Rupinder Pal Singh executing a drag-flick in one of the training sessions with the national team. Image: Hockey India
A lot of times, drag-flickers are asked to perform under intense pressure, especially in dying moments. Can you explain about the thought process under such high-pressure situations and how you control the mind and soak in the pressure?
I enjoy the pressure of taking drag-flicks in dying minutes of a match. The most important thing is to stay confident, as in how confident are you of converting the chance. A lot of times even when you are confident, you still end up missing the target. Recently against Australia, we were losing 4-2 and then I made it 4-3 from a penalty corner and then we again got a penalty corner but I missed the target. I was confident but it didn’t happen, I learnt from it. So you need to be confident, not overconfident but you need to believe that you can do it. The Important thing is for how long you have been preparing. If you have thought before the match about what you want to do then there’s a good chance of executing it.
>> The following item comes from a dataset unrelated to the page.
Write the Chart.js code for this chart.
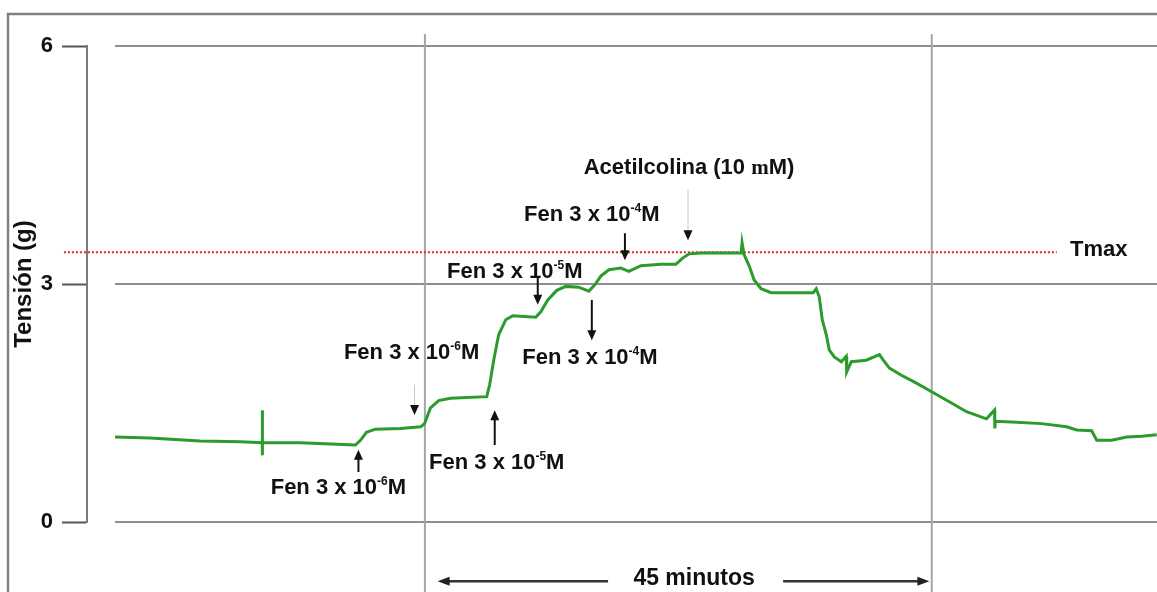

You get information from coaches about which angles to choose and then my job is to work on the target and not worry about the result. Luck also plays a major role at times.
Who has been your biggest idol, what is the biggest learning that you have got in the context of drag-flicking in your career?
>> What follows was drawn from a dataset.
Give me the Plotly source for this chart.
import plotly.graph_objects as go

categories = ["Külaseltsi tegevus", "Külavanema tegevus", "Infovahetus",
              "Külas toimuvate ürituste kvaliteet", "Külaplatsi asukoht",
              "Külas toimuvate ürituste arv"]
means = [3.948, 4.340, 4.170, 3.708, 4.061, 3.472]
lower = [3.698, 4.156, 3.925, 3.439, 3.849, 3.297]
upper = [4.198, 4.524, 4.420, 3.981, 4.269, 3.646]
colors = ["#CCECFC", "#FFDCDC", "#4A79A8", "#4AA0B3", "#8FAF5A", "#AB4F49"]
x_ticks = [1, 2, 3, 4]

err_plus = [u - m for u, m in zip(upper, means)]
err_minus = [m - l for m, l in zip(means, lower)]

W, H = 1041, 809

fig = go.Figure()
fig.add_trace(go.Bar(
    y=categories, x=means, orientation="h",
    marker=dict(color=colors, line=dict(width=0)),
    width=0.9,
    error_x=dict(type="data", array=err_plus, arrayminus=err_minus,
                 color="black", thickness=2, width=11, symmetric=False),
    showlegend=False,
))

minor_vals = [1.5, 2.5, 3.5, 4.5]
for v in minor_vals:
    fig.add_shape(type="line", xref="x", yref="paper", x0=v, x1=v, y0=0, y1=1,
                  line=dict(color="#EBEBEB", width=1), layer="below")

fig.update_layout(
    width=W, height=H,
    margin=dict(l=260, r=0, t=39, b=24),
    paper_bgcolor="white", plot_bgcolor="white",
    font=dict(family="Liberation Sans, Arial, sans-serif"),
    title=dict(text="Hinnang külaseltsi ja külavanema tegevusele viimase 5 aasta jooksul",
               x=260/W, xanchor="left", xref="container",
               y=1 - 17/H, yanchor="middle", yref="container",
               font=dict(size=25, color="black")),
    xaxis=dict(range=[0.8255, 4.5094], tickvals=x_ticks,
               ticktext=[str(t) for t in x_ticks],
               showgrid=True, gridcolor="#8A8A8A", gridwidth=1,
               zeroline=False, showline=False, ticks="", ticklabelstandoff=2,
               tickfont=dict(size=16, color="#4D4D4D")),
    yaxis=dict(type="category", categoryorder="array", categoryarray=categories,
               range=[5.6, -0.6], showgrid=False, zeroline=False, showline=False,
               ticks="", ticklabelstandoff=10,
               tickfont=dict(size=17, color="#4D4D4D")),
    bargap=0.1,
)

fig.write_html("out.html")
The main job of a drag-flicker is to create opportunities. My inspiration has always been Jugraj Singh, my style is very similar to his as I trained two years under him. I may not have become drag-flicker had I not trained under him. The more you train the better you get. It’s not that we are perfect, we still make mistakes. It’s the thing about sports, no matter how much you train, it will always be less. You will always make mistakes.
Why do you think the conversion rate of drag-flicking has gone down in modern-day hockey?
The defence has become very brave in modern day hockey. With the first rusher, post man and the second rusher, now it’s like there are three people covering one angle, so it becomes impossible to find the target on left of the goalkeeper. To find that target you need the ball to be pushed at a proper pace and then it has to be stopped perfectly and then if you manage to beat the first rusher, you can score on the left. So now it’s like there are three defenders on the left and the goalkeeper on the right, you just can’t find the gap. What I have been hearing since three-four years is that your conversion rate needs to be around 33 percent, if you have that rate of conversion then it’s very good. So since my comeback from injury, in these last two years, our team’s conversion rate has been very good, about 50 percent. Harman (Harmanpreet Singh), Amit Rohidas are doing very well, so together our combination is very good.
With the conversion rate going down, do you see drag-flick becoming less and less popular with time?
Anything can happen but as you said it’s a very important component of hockey, so it wouldn’t suddenly lose its popularity. As the defence improves, more variations are coming in, attackers are improving their variations. It goes both ways. In the end, drag-flicking comes later, you first need to be a good player on the field. It won’t work if you are a good drag-flicker but not a good player. There is a need to maintain a balance.
Editor's note: Professional sport is as much a scientific pursuit as it is a recreational wonder. What appears routinely mundane is a result of the hours spent honing the craft and deciphering the body mechanics till it becomes a monotonous muscle memory. In Firstpost Masterclass, our latest weekly series, we look at precisely these aspects that make sport a far more intriguing act than we know.